• **TASK**:
Tally how many lines include "this". The number is the whole answer.
Start of SUPPLIED ENTRIES
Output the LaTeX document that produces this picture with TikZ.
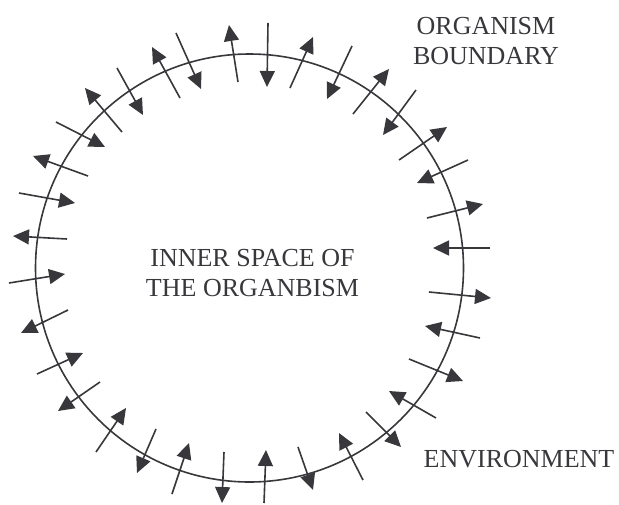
\documentclass[tikz,border=0pt]{standalone}
\usepackage{fontspec}
\setmainfont{Liberation Serif}
\usetikzlibrary{arrows.meta}
\definecolor{ink}{HTML}{38383C}
\tikzset{
  flow/.style={draw=ink, line width=1.6pt, -{Triangle[length=16pt,width=15pt]}, fill=ink},
  boundary/.style={draw=ink, line width=1.6pt},
  lbl/.style={text=ink, font=\fontsize{26}{30}\selectfont, align=center, inner sep=0pt}
}
\begin{document}
\begin{tikzpicture}[x=1pt,y=-1pt]
\useasboundingbox (0,0) rectangle (619,504);
\node[boundary, circle, minimum size=428pt, inner sep=0pt] (body) at (249.5,268) {};
\foreach \a/\b/\c/\d in {
 268/23/267/87, 238/82/229/25, 176/33/201/89, 180/98/152/47,
 117/68/143/115, 122/132/85/88, 56/122/105/147, 88/176/33/156,
 19/193/75/203, 67/239/13/236, 9/283/65/274, 68/310/21/333,
 37/374/83/353, 100/382/58/411, 96/452/126/408, 156/429/137/473,
 172/494/189/443, 224/452/222/503, 264/503/266/450, 298/447/313/490,
 363/480/339/433, 366/412/401/447, 436/418/389/391, 409/359/463/381,
 480/338/425/326, 429/292/491/298, 490/248/433/248, 427/218/483/204,
 468/160/417/183, 399/160/447/127, 416/90/383/135, 353/114/389/69,
 352/46/327/99, 290/88/313/37}
 \draw[flow] (\a,\b) -- (\c,\d);
\node[lbl, anchor=base] (inner) at (252.5,296) {INNER SPACE OF\\THE ORGANBISM};
\node[lbl, anchor=base] (bound) at (486,64) {ORGANISM\\BOUNDARY};
\node[lbl, anchor=base] (env) at (519,467) {ENVIRONMENT};
\end{tikzpicture}
\end{document}
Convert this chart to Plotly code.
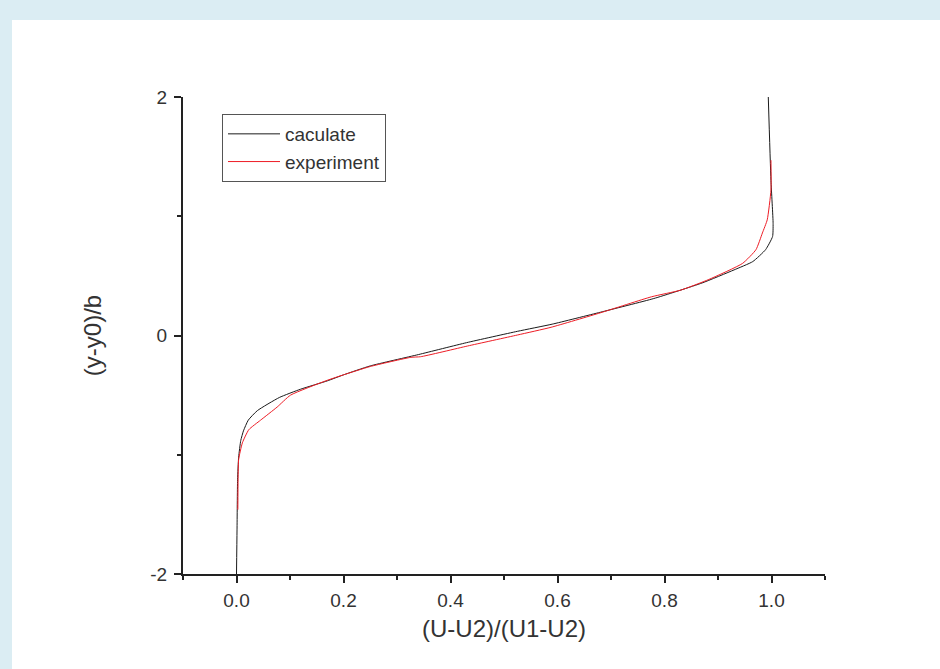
import plotly.graph_objects as go

# calculated profile
calc_x = [0.0, 0.001, 0.002, 0.004, 0.008, 0.013, 0.022, 0.039, 0.08, 0.12, 0.17, 0.2, 0.25,
          0.34, 0.43, 0.525, 0.59, 0.68, 0.78, 0.87, 0.93, 0.965, 0.989, 1.002, 1.003,
          0.999, 0.994]
calc_y = [-2.0, -1.63, -1.21, -1.02, -0.88, -0.8, -0.71, -0.63, -0.52, -0.45, -0.38, -0.33, -0.255,
          -0.16, -0.06, 0.035, 0.095, 0.195, 0.31, 0.44, 0.55, 0.62, 0.72, 0.83, 0.94,
          1.3, 2.0]

# experimental profile
exp_x = [0.0025, 0.003, 0.004, 0.011, 0.023, 0.045, 0.076, 0.101, 0.17, 0.2, 0.25, 0.326,
         0.344, 0.432, 0.525, 0.588, 0.68, 0.776, 0.83, 0.883, 0.946, 0.971, 0.983, 0.992,
         0.999, 0.999]
exp_y = [-1.46, -1.2, -1.04, -0.90, -0.79, -0.71, -0.6, -0.5, -0.375, -0.33, -0.26, -0.183,
         -0.178, -0.088, 0.004, 0.069, 0.19, 0.325, 0.38, 0.47, 0.605, 0.72, 0.86, 0.97,
         1.22, 1.47]

FONT = "Liberation Sans, Arial"

fig = go.Figure()
fig.add_trace(go.Scatter(x=calc_x, y=calc_y, mode="lines", name="caculate",
                         line=dict(color="#1a1a1a", width=1, shape="spline", smoothing=0.5)))
fig.add_trace(go.Scatter(x=exp_x, y=exp_y, mode="lines", name="experiment",
                         line=dict(color="#ee1c25", width=1, shape="spline", smoothing=0.5)))

L, R, T, B = 183, 115, 97, 95
W, H = 940, 669
pw, ph = W - L - R, H - T - B

def px2paper_x(px):
    return (px - L) / pw

def py2paper_y(py):
    return (H - B - py) / ph

fig.add_shape(type="rect", xref="paper", yref="paper", layer="below",
              x0=px2paper_x(12), x1=px2paper_x(945),
              y0=py2paper_y(675), y1=py2paper_y(20),
              fillcolor="white", line=dict(width=0))

axis_common = dict(showline=True, linecolor="#222", linewidth=2, ticks="outside",
                   tickcolor="#222", tickwidth=1.5, ticklen=7, showgrid=False,
                   zeroline=False, mirror=False,
                   tickfont=dict(family=FONT, size=19, color="#333"))

fig.update_layout(
    width=W, height=H,
    margin=dict(l=L, r=R, t=T, b=B),
    paper_bgcolor="#dbedf3",
    plot_bgcolor="white",
    showlegend=True,
    legend=dict(x=px2paper_x(222), y=py2paper_y(114), xanchor="left", yanchor="top",
                bgcolor="white", bordercolor="#555", borderwidth=1,
                font=dict(family=FONT, size=19, color="#333"),
                tracegroupgap=0, itemwidth=52),
    xaxis=dict(range=[-0.1, 1.1], tickmode="array",
               tickvals=[0, 0.2, 0.4, 0.6, 0.8, 1.0],
               ticktext=["0.0", "0.2", "0.4", "0.6", "0.8", "1.0"],
               minor=dict(ticks="outside", ticklen=4, tickcolor="#222", tickwidth=1.5,
                          tickvals=[-0.1, 0.1, 0.3, 0.5, 0.7, 0.9, 1.1]),
               title=dict(text="(U-U2)/(U1-U2)", standoff=10,
                          font=dict(family=FONT, size=24, color="#333")),
               ticklabelstandoff=1,
               **axis_common),
    yaxis=dict(range=[-2, 2], tickmode="array", tickvals=[-2, 0, 2],
               ticktext=["-2", "0", "2"],
               minor=dict(ticks="outside", ticklen=4, tickcolor="#222", tickwidth=1.5,
                          tickvals=[-1, 1]),
               title=dict(text="(y-y0)/b", standoff=42,
                          font=dict(family=FONT, size=24, color="#333")),
               ticklabelstandoff=3,
               **axis_common),
)

fig.write_html("out.html")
End of SUPPLIED ENTRIES
• **EXERCISE RESULT**:
2